The acquisition of Labco will spearhead Cinven's expansion within the laboratories market

European private equity firm Cinven expects to close its acquisition of Paris-based Labco from a consortium including 3i Group around the end of July, Cinven partner Stuart McAlpine told Private Equity International.


The firm has signed a sale and purchase agreement with the sellers and is awaiting regulatory approvals for the transaction that has an enterprise value of €1.2 billion ($1.1 billion; £855 million).


The medical diagnostic company is classified by the French government as of “national interest” and as Cinven is a foreign buyer, the deal must be approved by the Ministry of Finance. The deal is also subject to EU anti-trust approval.


Its announcement follows the cancellation in mid-May of a plan for an initial public offering of Labco shares on Euronext Paris. The company cited market volatility as the reason.


McAlpine said Cinven had been in dialogue with the company since 2014, when it heard the company was preparing for an offering. “We have a track record of investing in healthcare and a good understanding of the laboratory space.
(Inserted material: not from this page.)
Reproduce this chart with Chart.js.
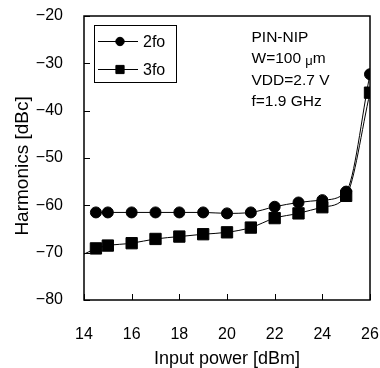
<!DOCTYPE html>
<html lang="en">
  <head>
    <meta charset="utf-8" />
    <title>Harmonics vs input power</title>
    <style>
      * { margin: 0; padding: 0; }
      body { background: #fff; }
      .chartBox { width: 380px; height: 368px; }
    </style>
  </head>
  <body>
    <div class="chartBox">
      <canvas id="myChart" width="380" height="368"></canvas>
    </div>

    <script src="https://cdn.jsdelivr.net/npm/chart.js"></script>

    <script>
      // input power [dBm]
      const inputPower = [14.5, 15, 16, 17, 18, 19, 20, 21, 22, 23, 24, 25, 26];
      // 2nd harmonic [dBc]
      const harm2 = [-61.5, -61.5, -61.5, -61.5, -61.5, -61.5, -61.7, -61.5, -60.3, -59.4, -58.9, -57.1, -32.3];
      // 3rd harmonic [dBc]
      const harm3 = [-69.1, -68.5, -68.0, -67.1, -66.6, -66.1, -65.7, -64.7, -62.7, -61.7, -60.4, -58.0, -36.2];
      // where the 3fo curve leaves the left edge of the plot
      const harm3Lead = [{ x: 14, y: -70.3 }, { x: 14.5, y: -69.1 }];

      const xTicks = [14, 16, 18, 20, 22, 24, 26];
      const yTicks = [-80, -70, -60, -50, -40, -30, -20];
      const notes = ["PIN-NIP", "W=100 \u03bcm", "VDD=2.7 V", "f=1.9 GHz"];

      const FONT = "Liberation Sans, Arial, sans-serif";

      const toPoints = (xs, ys) => xs.map((x, i) => ({ x: x, y: ys[i] }));

      const data = {
        datasets: [
          {
            label: "2fo",
            data: toPoints(inputPower, harm2),
            borderColor: "#000",
            backgroundColor: "#000",
            borderWidth: 1,
            pointStyle: "circle",
            pointRadius: 5.5,
            showLine: true,
            cubicInterpolationMode: "monotone",
          },
          {
            label: "3fo",
            data: toPoints(inputPower, harm3),
            borderColor: "#000",
            backgroundColor: "#000",
            borderWidth: 1,
            pointStyle: "rect",
            pointRadius: 8,
            showLine: true,
            cubicInterpolationMode: "monotone",
          },
          {
            label: "3fo lead",
            data: harm3Lead,
            borderColor: "#000",
            borderWidth: 1,
            pointRadius: 0,
            showLine: true,
          },
        ],
      };

      // frame, inward ticks, legend box and notes
      const decorations = {
        id: "decorations",
        afterDatasetsDraw(chart) {
          const {
            ctx,
            chartArea: { top, bottom, left, right },
            scales: { x, y },
          } = chart;
          ctx.save();
          ctx.strokeStyle = "#000";
          ctx.lineWidth = 1.5;
          ctx.strokeRect(left, top, right - left, bottom - top);

          ctx.lineWidth = 1;
          ctx.beginPath();
          xTicks.forEach((v) => {
            const px = Math.round(x.getPixelForValue(v)) + 0.5;
            ctx.moveTo(px, bottom);
            ctx.lineTo(px, bottom - 6);
          });
          yTicks.forEach((v) => {
            const py = Math.round(y.getPixelForValue(v)) + 0.5;
            ctx.moveTo(left, py);
            ctx.lineTo(left + 6, py);
          });
          ctx.stroke();

          // legend
          ctx.fillStyle = "#fff";
          ctx.fillRect(94.5, 25.5, 82, 57);
          ctx.strokeRect(94.5, 25.5, 82, 57);
          ctx.font = "16px " + FONT;
          ctx.textBaseline = "middle";
          ctx.textAlign = "left";
          const rows = [
            { y: 41.5, style: "circle", r: 4.2, label: "2fo" },
            { y: 69.5, style: "rect", r: 5.8, label: "3fo" },
          ];
          rows.forEach((row) => {
            ctx.strokeStyle = "#000";
            ctx.beginPath();
            ctx.moveTo(98, row.y);
            ctx.lineTo(138, row.y);
            ctx.stroke();
            ctx.fillStyle = "#000";
            Chart.helpers.drawPoint(ctx, { pointStyle: row.style, radius: row.r, borderWidth: 1 }, 120, row.y);
            ctx.fillStyle = "#000";
            ctx.fillText(row.label, 143, row.y + 1);
          });

          // notes (the mu is set smaller and lower, as in a symbol font)
          notes.forEach((t, i) => {
            const ty = 37.5 + i * 21.5;
            let tx = 251.5;
            const parts = t.split("\u03bc");
            parts.forEach((p, k) => {
              ctx.font = "15.5px " + FONT;
              ctx.fillText(p, tx, ty);
              tx += ctx.measureText(p).width;
              if (k < parts.length - 1) {
                ctx.font = "13px " + FONT;
                ctx.fillText("\u03bc", tx, ty + 2);
                tx += ctx.measureText("\u03bc").width;
              }
            });
          });
          ctx.restore();
        },
      };

      const noOverflow = (s) => {
        s.paddingLeft = 0;
        s.paddingRight = 0;
        s.paddingTop = 0;
        s.paddingBottom = 0;
      };

      const config = {
        type: "scatter",
        data: data,
        options: {
          responsive: false,
          animation: false,
          layout: { padding: { top: 16, right: 10, left: 0, bottom: 0 } },
          plugins: {
            legend: { display: false },
            tooltip: { enabled: false },
          },
          scales: {
            x: {
              type: "linear",
              min: 14,
              max: 26,
              afterBuildTicks: (s) => { s.ticks = xTicks.map((v) => ({ value: v })); },
              afterFit: (s) => { s.height = 68; noOverflow(s); },
              grid: { display: false, drawTicks: false },
              border: { display: false },
              ticks: {
                color: "#000",
                font: { family: FONT, size: 16 },
                padding: 25,
              },
              title: {
                display: true,
                text: "Input power [dBm]",
                color: "#000",
                font: { family: FONT, size: 18, lineHeight: 1.0 },
                padding: { top: 0, bottom: 0 },
              },
            },
            y: {
              min: -80,
              max: -20,
              afterBuildTicks: (s) => { s.ticks = yTicks.map((v) => ({ value: v })); },
              afterFit: (s) => { s.width = 84; noOverflow(s); },
              grid: { display: false, drawTicks: false },
              border: { display: false },
              ticks: {
                color: "#000",
                font: { family: FONT, size: 16 },
                padding: 21,
                callback: (v) => String(v).replace("-", "\u2212"),
              },
              title: {
                display: true,
                text: "Harmonics [dBc]   ",
                color: "#000",
                font: { family: FONT, size: 19 },
                padding: { top: 11, bottom: 0 },
              },
            },
          },
        },
        plugins: [decorations],
      };

      const myChart = new Chart(document.getElementById("myChart"), config);
    </script>
  </body>
</html>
We have been looking at this space for years,” he said. 


Cinven previously invested in the UK's Phadia, which it exited at 3.4x money in 2011 and France's Sebia, which it exited at 2.4x money in 2014. Both companies are in the medical diagnostics sector. The investments were made through its fourth buyout fund.


McAlpine described the entry value for the Labco transaction as “fair and attractive” at eight times EBITDA.


Financing for the acquisition includes an “innovative” backstop facility that will allow Cinven to provide funds to the sellers while it puts in place a long term capital structure that includes refinancing the company's existing bonds, Cinven senior principal Alex Leslie said.


Labco was established in 2003 and operates a network of laboratories across Europe, including Belgium, France, Italy, Portugal, Spain and the UK. It generated revenues of around €650 million in 2014 and reported EBITDA of €131 million. It has €700 million of senior secured notes due in 2018.


The company will provide a platform for Cinven's future acquisitions in the laboratory sector. “Labco has a track record of bolt on acquisitions and an existing pipeline of opportunities that range in size and geography,” Leslie said. “It's operating in a fragmented market. We are investing behind the company with a buy and build strategy.”


The company will remain Europe-focused although it is also active in Latin America, North Africa and the Middle East, he said.


3i took a minority stake in Labco in 2008 and the company completed more than 130 acquisitions during the investment period, the private equity firm said in a statement. 3i's proceeds from the sale of its stake total €58 million.


The acquisition was made by Cinven's Fifth European Buyout Fund that reached final close at €5.3 billion in June 2013. Labco brings the number of investments made by the fund to 12. 

The firm invested €536 million in Sweden's Coor Service Management Group in 2007. In 2014, it invested NOK 21 billion ($2.7 billion; €2.5 billion; £1.8 billion) in Norway's Visma, which provides business management software and outsourcing services.


“We are in investment mode. We are past half way,” McAlpine said.


Talking generally about Cinven, McAlpine said that following “a good run” of exits in 2014, the firm is aiming to take a Nordic support services business to market before the summer.


If everything proceeds smoothly with Labco, the private equity firm expects to go to market to raise its sixth fund in the next 12 months, he added.